Paralysis is the a loss or impairment of voluntary movement in a character. In “Eveline” we have a young woman who is incapable of doing anything with her life. Her life started great, but as her friends move away and her family started dying off all she is left with is memories and dust. Everyday she wakes up and goes to work to support her and her father. This is not what she want’s, for she is often in tear’s walking home from work because of her boss. This girl is alone, and if nothing intervenes this story would probably keep repeating and repeating.
Though one day a boy who she had been having a secret relationship with asked her to go with him to Buenos Aires to marry. This is the escape the girl need’s to break the repetition of her life. Though when it came time for her to get on the boat, she turned around firmly and never looked back at the boy. The young woman was so overcome by an organ player the night before that she subconsciencly changed her mind. The organ player reminded her of her mother and that she once told her to keep the house together as long as she possibly could. Running away from the house and her father would be ignoring her mother’s last wishes.
This decision ultimately leaves the girl back where she started, barley getting by living with her strict father and boss.

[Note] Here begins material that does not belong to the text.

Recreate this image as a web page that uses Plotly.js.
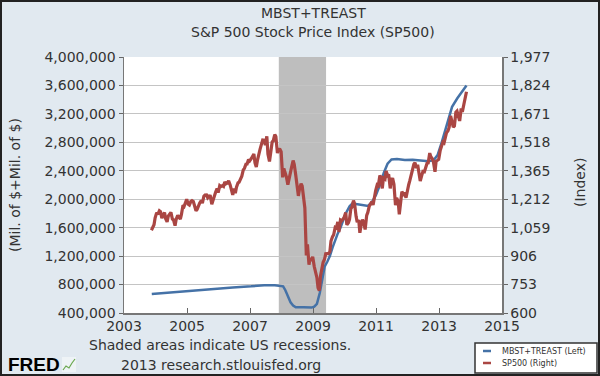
<!DOCTYPE html>
<html><head><meta charset="utf-8">
<script src="https://cdn.plot.ly/plotly-3.0.1.min.js"></script>
<style>
html,body{margin:0;padding:0;background:#e1e9f0;}
#wrap{position:relative;width:600px;height:376px;}
#chart{width:600px;height:376px;}
#frame{position:absolute;left:0;top:0;width:600px;height:376px;box-sizing:border-box;border:2px solid #222;pointer-events:none;}
</style></head>
<body><div id="wrap"><div id="chart"></div><div id="frame"></div></div>
<script>
// Titles / labels
const titleLines = ["MBST+TREAST", "S&P 500 Stock Price Index (SP500)"];
const leftTitle = "(Mil. of $+Mil. of $)";
const rightTitle = "(Index)";
const seriesNames = ["MBST+TREAST (Left)", "SP500 (Right)"];
const recessionStart = ["2007-12-01"];
const recessionEnd = ["2009-06-01"];

// MBST+TREAST (left axis, millions of $)
const mbstDates = ["2003-11-19","2004-01-15","2004-06-15","2005-01-15","2005-06-15","2006-01-15","2006-06-15","2007-01-15","2007-06-15","2007-10-15","2007-12-15","2008-01-20","2008-02-15","2008-03-15","2008-04-15","2008-05-15","2008-06-15","2008-09-15","2008-12-15","2009-01-15","2009-02-15","2009-03-20","2009-04-15","2009-05-15","2009-06-15","2009-07-15","2009-08-15","2009-09-15","2009-10-15","2009-11-15","2009-12-15","2010-01-15","2010-03-01","2010-04-01","2010-06-01","2010-08-01","2010-10-01","2010-11-15","2011-01-01","2011-02-15","2011-04-01","2011-05-15","2011-06-30","2011-09-01","2011-12-01","2012-03-01","2012-06-01","2012-09-01","2012-11-01","2012-12-15","2013-02-01","2013-04-01","2013-06-01","2013-08-01","2013-10-01","2013-11-15"];
const mbstValues = [666000,672000,690000,712000,728000,745000,760000,775000,790000,790000,785000,775000,720000,640000,550000,505000,480000,480000,476000,490000,530000,680000,880000,1050000,1120000,1200000,1320000,1430000,1520000,1600000,1700000,1800000,1900000,1940000,1930000,1920000,1905000,1960000,2060000,2200000,2370000,2500000,2560000,2565000,2550000,2555000,2545000,2535000,2550000,2620000,2800000,3050000,3300000,3420000,3520000,3600000];

// SP500 (right axis, index) — two readings per month (mid, late), from Nov 2003
const spStartYear = 2003, spStartMonth = 11;
const spDays = ["15", "28"];
const spValues = [1045,1058, 1075,1112,
 1140,1131, 1150,1145, 1110,1126, 1140,1107, 1090,1121, 1130,1141, 1105,1101, 1070,1104, 1125,1115, 1105,1130, 1180,1174, 1205,1212,
 1185,1181, 1200,1204, 1200,1181, 1150,1157, 1180,1192, 1205,1191, 1228,1234, 1235,1220, 1230,1229, 1185,1207, 1235,1249, 1270,1248,
 1285,1280, 1285,1281, 1305,1295, 1300,1311, 1290,1270, 1235,1270, 1245,1277, 1300,1304, 1325,1336, 1370,1378, 1400,1401, 1425,1418,
 1430,1438, 1455,1407, 1385,1421, 1470,1482, 1510,1531, 1530,1503, 1550,1455, 1415,1474, 1520,1527, 1560,1549, 1460,1481, 1480,1468,
 1330,1378, 1350,1331, 1290,1323, 1370,1386, 1420,1400, 1340,1280, 1230,1267, 1295,1283, 1210,1165, 910,969, 860,896, 880,903,
 850,826, 790,735, 720,798, 850,873, 890,919, 920,919, 930,987, 1010,1021, 1060,1057, 1090,1036, 1100,1096, 1105,1115,
 1140,1074, 1085,1104, 1160,1169, 1205,1187, 1120,1089, 1100,1031, 1080,1102, 1080,1049, 1125,1141, 1175,1183, 1200,1181, 1240,1258,
 1290,1286, 1340,1327, 1270,1326, 1320,1364, 1340,1345, 1270,1321, 1320,1292, 1180,1219, 1200,1131, 1200,1253, 1240,1247, 1220,1258,
 1290,1312, 1350,1366, 1400,1408, 1380,1398, 1330,1310, 1340,1362, 1360,1379, 1405,1407, 1460,1441, 1430,1412, 1360,1416, 1420,1426,
 1475,1498, 1520,1515, 1555,1569, 1580,1598, 1660,1631, 1600,1606, 1680,1686, 1660,1633, 1700,1682, 1720,1757, 1790];

const spDates = [];
for (let i = 0; i < spValues.length; i++) {
  const m = Math.floor(i / 2);
  const total = (spStartMonth - 1) + m;
  const y = spStartYear + Math.floor(total / 12);
  const mo = (total % 12) + 1;
  spDates.push(y + "-" + String(mo).padStart(2, "0") + "-" + spDays[i % 2]);
}

// x tick labels
const xTickVals = ["2003-01-01","2005-01-01","2007-01-01","2009-01-01","2011-01-01","2013-01-01","2015-01-01"];
const xTickText = ["2003","2005","2007","2009","2011","2013","2015"];

const blue = "#4572A7", red = "#AA4643";
const FONT = "DejaVu Sans, Verdana, sans-serif";
const txt = "#333333";

const traces = [
  {x: spDates, y: spValues, yaxis: "y2", type: "scatter", mode: "lines", name: seriesNames[1],
   line: {color: red, width: 3.2}, showlegend: false},
  {x: mbstDates, y: mbstValues, type: "scatter", mode: "lines", name: seriesNames[0],
   line: {color: blue, width: 2.5}, showlegend: false}
];

const L = 124, R = 502, T = 57, B = 313;
const W = R - L, H = B - T;
const px = v => (v - L) / W;
const py = v => (B - v) / H;

const shapes = [];
for (let i = 0; i < recessionStart.length; i++) {
  shapes.push({type: "rect", xref: "x", yref: "paper", x0: recessionStart[i], x1: recessionEnd[i], y0: 0, y1: 1,
    fillcolor: "#bebebe", line: {width: 0}, layer: "between"});
}
// legend box
shapes.push({type: "rect", xref: "paper", yref: "paper", x0: px(475), x1: px(597), y0: py(373), y1: py(343),
  fillcolor: "#ffffff", line: {color: "#333", width: 1.5}});
shapes.push({type: "line", xref: "paper", yref: "paper", x0: px(483), x1: px(491), y0: py(351), y1: py(351), line: {color: blue, width: 2.5}});
shapes.push({type: "line", xref: "paper", yref: "paper", x0: px(483), x1: px(491), y0: py(363), y1: py(363), line: {color: red, width: 2.5}});
// small FRED chart icon
shapes.push({type: "rect", xref: "paper", yref: "paper", x0: px(62), x1: px(76), y0: py(372), y1: py(357), fillcolor: "#eef3f6", line: {width: 0}});
shapes.push({type: "path", xref: "paper", yref: "paper",
  path: "M " + px(63) + "," + py(370) + " L " + px(66) + "," + py(366) + " L " + px(69) + "," + py(368) + " L " + px(72) + "," + py(363) + " L " + px(75) + "," + py(359),
  line: {color: "#6aa84f", width: 1.2}});

function ann(text, x, y, opts) {
  return Object.assign({text: text, x: px(x), y: py(y), xref: "paper", yref: "paper", showarrow: false,
    xanchor: "center", yanchor: "middle", font: {size: 14, color: txt, family: FONT}}, opts || {});
}
const annotations = [
  ann(titleLines[0], 313, 13),
  ann(titleLines[1], 313, 32),
  ann(leftTitle, 15, 185, {textangle: -90}),
  ann(rightTitle, 580, 183, {textangle: -90}),
  ann("Shaded areas indicate US recessions.", 87, 345, {xanchor: "left"}),
  ann("2013 research.stlouisfed.org", 119, 365, {xanchor: "left"}),
  ann("<b>FRED</b>", 6, 364, {xanchor: "left", font: {size: 19, color: "#000", family: "Liberation Sans, Arial, sans-serif"}}),
  ann(seriesNames[0], 500, 351, {xanchor: "left", font: {size: 8, color: txt, family: FONT}}),
  ann(seriesNames[1], 500, 363, {xanchor: "left", font: {size: 8, color: txt, family: FONT}})
];

const layout = {
  width: 600, height: 376,
  margin: {l: L, r: 600 - R, t: T, b: 376 - B, pad: 0},
  paper_bgcolor: "#e1e9f0", plot_bgcolor: "#ffffff",
  font: {family: FONT, size: 14, color: txt},
  showlegend: false,
  xaxis: {type: "date", range: ["2003-01-01", "2015-01-01"], tickvals: xTickVals, ticktext: xTickText,
    ticks: "inside", ticklen: 5, tickcolor: "#666", showgrid: false, showline: true, linecolor: "#777", linewidth: 1.5,
    tickfont: {size: 14, color: txt}, zeroline: false, mirror: false},
  yaxis: {range: [400000, 4000000], tick0: 400000, dtick: 400000, tickformat: ",d", ticks: "outside", ticklen: 4,
    tickcolor: "#666", showline: true, linecolor: "#777", linewidth: 1.5, gridcolor: "#c4c4c4", gridwidth: 1,
    zeroline: false, tickfont: {size: 14, color: txt}},
  yaxis2: {range: [600, 1977], tick0: 600, dtick: 153, tickformat: ",d", overlaying: "y", side: "right", ticks: "outside",
    ticklen: 4, tickcolor: "#666", showline: true, linecolor: "#777", linewidth: 1.5, showgrid: false, zeroline: false,
    tickfont: {size: 14, color: txt}},
  shapes: shapes,
  annotations: annotations
};

Plotly.newPlot("chart", traces, layout, {displayModeBar: false, staticPlot: true});
</script></body></html>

Now at least she understands that she isn’t alone in this business. Her mother most likely went through the same thing, desperately trying support a family of kid’s who would always go hiding in the field next door. Not to mention that behind all the discipline, her father most likely loves his daughter because she is all he has also. The character’s in the story “Eveline” don’t seem to make any physical ground in this story, but certainly gain an understanding of who they are.